In the study of deterministic distributed algorithms it is commonly assumed that each node has a unique O(log n)-bit identifier. We prove that for a general class of graph problems, local algorithms (constant-time distributed algorithms) do not need such identifiers: a port numbering and orientation is sufficient.
Our result holds for so-called simple PO-checkable graph optimisation problems; this includes many classical packing and covering problems such as vertex covers, edge covers, matchings, independent sets, dominating sets, and edge dominating sets. We focus on the case of bounded-degree graphs and show that if a local algorithm finds a constant-factor approximation of a simple PO-checkable graph problem with the help of unique identifiers, then the same approximation ratio can be achieved on anonymous networks.

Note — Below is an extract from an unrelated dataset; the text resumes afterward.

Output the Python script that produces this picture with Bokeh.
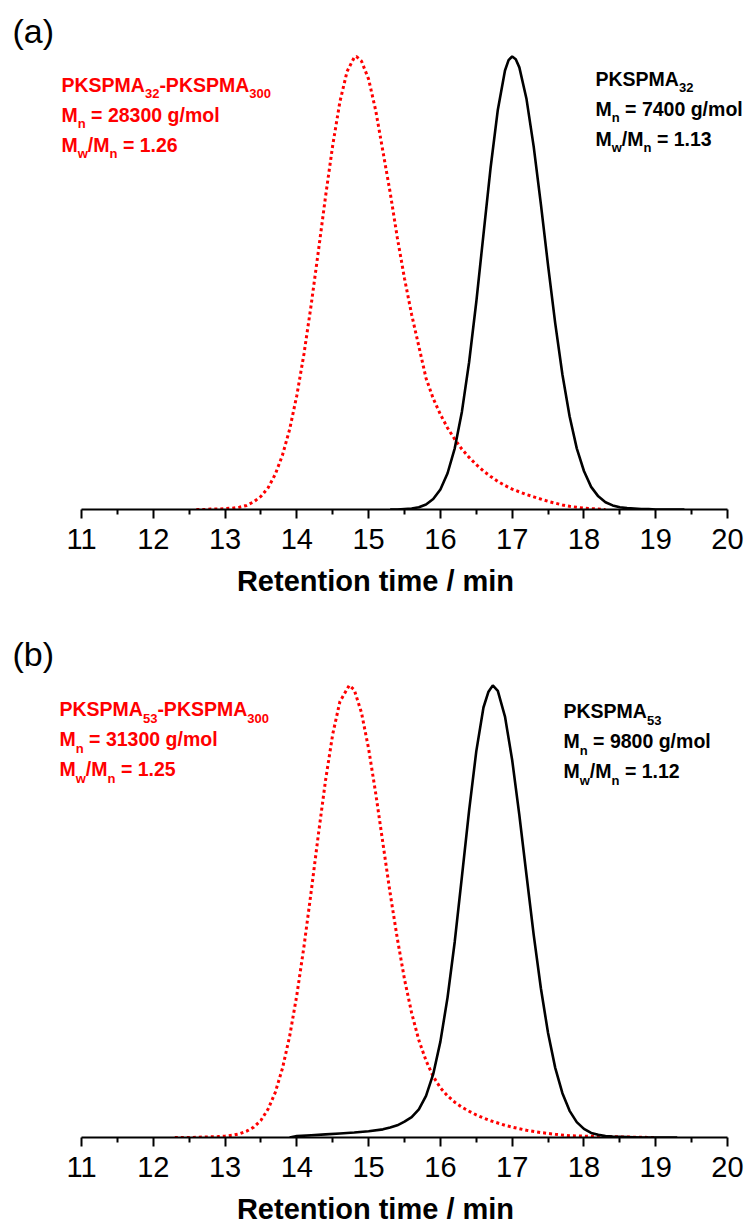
from bokeh.plotting import figure
from bokeh.layouts import column
from bokeh.models import Label, FixedTicker, Range1d
from bokeh.embed import file_html
from bokeh.resources import INLINE

# ---------------- data (retention time in min, normalised detector signal) ----------------
# panel (a)
a_block_t = [12.6, 12.7, 12.8, 12.9, 13.0, 13.1, 13.2, 13.3, 13.4, 13.5, 13.6, 13.7, 13.8, 13.9,
             14.0, 14.1, 14.2, 14.3, 14.4, 14.5, 14.6, 14.7, 14.8, 14.83, 14.9, 15.0, 15.1, 15.2,
             15.3, 15.4, 15.5, 15.6, 15.7, 15.8, 15.9, 16.0, 16.1, 16.2, 16.3, 16.4, 16.5, 16.6,
             16.7, 16.8, 16.9, 17.0, 17.1, 17.2, 17.3, 17.4, 17.5, 17.6, 17.7, 17.8, 17.9, 18.0,
             18.1, 18.2, 18.3]
a_block_y = [0.000, 0.000, 0.001, 0.001, 0.002, 0.003, 0.005, 0.009, 0.017, 0.029, 0.048, 0.078, 0.120, 0.177,
             0.252, 0.344, 0.452, 0.570, 0.691, 0.804, 0.900, 0.967, 0.998, 1.000, 0.990, 0.950, 0.880, 0.790,
             0.700, 0.600, 0.510, 0.430, 0.360, 0.290, 0.245, 0.210, 0.180, 0.155, 0.133, 0.115, 0.099, 0.085,
             0.073, 0.062, 0.053, 0.045, 0.039, 0.033, 0.028, 0.023, 0.018, 0.014, 0.010, 0.007, 0.005, 0.003,
             0.002, 0.001, 0.000]
a_macro_t = [15.3, 15.4, 15.5, 15.6, 15.7, 15.8, 15.9, 16.0, 16.1, 16.2, 16.3, 16.4, 16.5, 16.6,
             16.7, 16.8, 16.9, 16.95, 17.0, 17.05, 17.1, 17.2, 17.3, 17.4, 17.5, 17.6, 17.7, 17.8, 17.9, 18.0,
             18.1, 18.2, 18.3, 18.4, 18.5, 18.6, 18.7, 18.8, 18.9, 19.0, 19.2, 19.4]
a_macro_y = [0.000, 0.000, 0.001, 0.002, 0.005, 0.011, 0.023, 0.044, 0.080, 0.135, 0.216, 0.325, 0.458, 0.607,
             0.755, 0.882, 0.969, 0.992, 1.000, 0.994, 0.976, 0.906, 0.801, 0.674, 0.539, 0.411, 0.298, 0.206, 0.135, 0.085,
             0.050, 0.029, 0.016, 0.009, 0.005, 0.003, 0.002, 0.001, 0.001, 0.000, 0.000, 0.000]

# panel (b)
b_block_t = [12.3, 12.5, 12.7, 12.9, 13.0, 13.1, 13.2, 13.3, 13.4, 13.5, 13.6, 13.7, 13.8, 13.9,
             14.0, 14.1, 14.2, 14.3, 14.4, 14.5, 14.6, 14.73, 14.8, 14.9, 15.0, 15.1, 15.2, 15.3,
             15.4, 15.5, 15.6, 15.7, 15.8, 15.9, 16.0, 16.1, 16.2, 16.3, 16.4, 16.5, 16.6, 16.7,
             16.8, 16.9, 17.0, 17.2, 17.4, 17.6, 17.8, 18.0, 18.3, 18.6, 19.0]
b_block_y = [0.000, 0.000, 0.001, 0.002, 0.003, 0.005, 0.008, 0.014, 0.023, 0.038, 0.063, 0.100, 0.153, 0.224,
             0.315, 0.423, 0.544, 0.670, 0.790, 0.892, 0.964, 1.000, 0.990, 0.940, 0.860, 0.760, 0.650, 0.540,
             0.440, 0.350, 0.275, 0.215, 0.170, 0.135, 0.110, 0.092, 0.078, 0.067, 0.058, 0.050, 0.043, 0.037,
             0.032, 0.027, 0.023, 0.016, 0.011, 0.007, 0.004, 0.003, 0.002, 0.001, 0.000]
b_macro_t = [13.9, 14.0, 14.2, 14.4, 14.6, 14.8, 15.0, 15.2, 15.3, 15.4, 15.5, 15.6, 15.7, 15.8,
             15.9, 16.0, 16.1, 16.2, 16.3, 16.4, 16.5, 16.6, 16.67, 16.73, 16.8, 16.9, 17.0, 17.1, 17.2,
             17.3, 17.4, 17.5, 17.6, 17.7, 17.8, 17.9, 18.0, 18.1, 18.2, 18.3, 18.4, 18.6, 18.8,
             19.0, 19.3]
b_macro_y = [0.000, 0.003, 0.005, 0.007, 0.009, 0.011, 0.014, 0.018, 0.022, 0.027, 0.035, 0.045, 0.062, 0.092,
             0.140, 0.212, 0.310, 0.433, 0.577, 0.723, 0.854, 0.951, 0.986, 1.000, 0.988, 0.931, 0.835, 0.713, 0.580,
             0.448, 0.330, 0.231, 0.154, 0.098, 0.059, 0.034, 0.019, 0.010, 0.006, 0.003, 0.002, 0.001, 0.000,
             0.000, 0.000]

x_ticks = [11, 12, 13, 14, 15, 16, 17, 18, 19, 20]
x_minor = [11.5, 12.5, 13.5, 14.5, 15.5, 16.5, 17.5, 18.5, 19.5]
x_title = "Retention time / min"

# annotation texts: (text, is_subscript)
a_red_lines = [[("PKSPMA", False), ("32", True), ("-PKSPMA", False), ("300", True)],
               [("M", False), ("n", True), ("= 28300 g/mol", False)],
               [("M", False), ("w", True), ("/M", False), ("n", True), ("= 1.26", False)]]
a_blk_lines = [[("PKSPMA", False), ("32", True)],
               [("M", False), ("n", True), ("= 7400 g/mol", False)],
               [("M", False), ("w", True), ("/M", False), ("n", True), ("= 1.13", False)]]
b_red_lines = [[("PKSPMA", False), ("53", True), ("-PKSPMA", False), ("300", True)],
               [("M", False), ("n", True), ("= 31300 g/mol", False)],
               [("M", False), ("w", True), ("/M", False), ("n", True), ("= 1.25", False)]]
b_blk_lines = [[("PKSPMA", False), ("53", True)],
               [("M", False), ("n", True), ("= 9800 g/mol", False)],
               [("M", False), ("w", True), ("/M", False), ("n", True), ("= 1.12", False)]]

for t, y in [(a_block_t, a_block_y), (a_macro_t, a_macro_y), (b_block_t, b_block_y), (b_macro_t, b_macro_y)]:
    assert len(t) == len(y)

FONT = "Liberation Sans"
LEFT = 81
RIGHT_PX = 727
PX_PER_MIN = (RIGHT_PX - LEFT) / 9.0
PEAK_PX = 453.0
MAIN_SIZE = 19.5
SUB_SIZE = 13.0

# Arial/Liberation Sans Bold advance widths (per 1000 em) for offset computation
BOLD_W = {"P": 667, "K": 722, "S": 667, "M": 833, "A": 722, "-": 333, " ": 278, "=": 584,
          "g": 611, "/": 278, "m": 889, "o": 611, "l": 278, ".": 278, "n": 611, "w": 778}
for d in "0123456789":
    BOLD_W[d] = 556


def text_w(s, size):
    return sum(BOLD_W.get(c, 600) for c in s) * size / 1000.0


def make_panel(height, frame_h, letter, letter_pos, block_t, block_y, macro_t, macro_y,
               red_lines, red_pos, blk_lines, blk_pos):
    x0 = 11 - LEFT / PX_PER_MIN
    x1 = 20 + (750 - RIGHT_PX) / PX_PER_MIN
    p = figure(width=750, height=height, output_backend="svg", toolbar_location=None,
               y_axis_location=None, x_range=Range1d(x0, x1),
               y_range=Range1d(0, frame_h / PEAK_PX))
    p.min_border_left = 0
    p.min_border_right = 0
    p.min_border_top = 0
    p.min_border_bottom = height - frame_h
    p.outline_line_color = None
    p.grid.visible = False
    p.background_fill_color = "white"

    ax = p.xaxis[0]
    ax.bounds = (11, 20)
    ax.ticker = FixedTicker(ticks=x_ticks, minor_ticks=x_minor)
    ax.axis_line_width = 2
    ax.axis_line_color = "black"
    ax.major_tick_line_width = 2
    ax.minor_tick_line_width = 2
    ax.major_tick_out = 9
    ax.major_tick_in = 0
    ax.minor_tick_out = 5
    ax.minor_tick_in = 0
    ax.major_label_text_font = FONT
    ax.major_label_text_font_size = "29px"
    ax.major_label_text_color = "black"
    ax.major_label_standoff = 10
    ax.axis_label = x_title
    ax.axis_label_text_font = FONT
    ax.axis_label_text_font_style = "bold"
    ax.axis_label_text_font_size = "29px"
    ax.axis_label_text_color = "black"
    ax.axis_label_standoff = 13

    p.line(block_t, block_y, line_color="#ff0000", line_width=3, line_dash="3 3")
    p.line(macro_t, macro_y, line_color="black", line_width=2.6)

    def to_data(px, py):
        return 11 + (px - LEFT) / PX_PER_MIN, (frame_h - py) / PEAK_PX

    lx, ly = to_data(*letter_pos)
    p.add_layout(Label(x=lx, y=ly, text=letter, text_font=FONT, text_font_size="34px",
                       text_color="black", text_baseline="alphabetic", text_align="left"))

    for lines, (px0, baselines), color in [(red_lines, red_pos, "#ff0000"), (blk_lines, blk_pos, "black")]:
        for line, by in zip(lines, baselines):
            x, y = to_data(px0, by)
            off = 0.0
            for txt, sub in line:
                if txt.startswith("="):
                    off += text_w(" ", MAIN_SIZE)
                size = SUB_SIZE if sub else MAIN_SIZE
                p.add_layout(Label(x=x, y=y, x_offset=off, y_offset=-9 if sub else 0, text=txt,
                                   text_font=FONT, text_font_style="bold",
                                   text_font_size=f"{size}px",
                                   text_color=color, text_baseline="alphabetic", text_align="left"))
                off += text_w(txt, size)
    return p


top = make_panel(612, 509, "(a)", (12, 30), a_block_t, a_block_y, a_macro_t, a_macro_y,
                 a_red_lines, (61, [84, 114, 144]), a_blk_lines, (595, [78, 108, 138]))
bottom = make_panel(615, 526, "(b)", (12, 42), b_block_t, b_block_y, b_macro_t, b_macro_y,
                    b_red_lines, (59, [97, 127, 157]), b_blk_lines, (563, [99, 129, 159]))

layout = column(top, bottom, spacing=0)
open("out.html", "w").write(file_html(layout, INLINE))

As a corollary of our result, we derive a tight lower bound on the local approximability of the minimum edge dominating set problem. By prior work, there is a deterministic local algorithm that achieves the approximation factor of 4 − 1/⌊Δ/2⌋ in graphs of maximum degree Δ. This approximation ratio is known to be optimal in the port-numbering model—our main theorem implies that it is optimal also in the standard model in which each node has a unique identifier.
Our main technical tool is an algebraic construction of homogeneously ordered graphs: We say that a graph is (α,r)-homogeneous if its nodes are linearly ordered so that an α fraction of nodes have pairwise isomorphic radius-r neighbourhoods. We show that there exists a finite (α,r)-homogeneous 2k-regular graph of girth at least g for any α < 1 and any r, k, and g.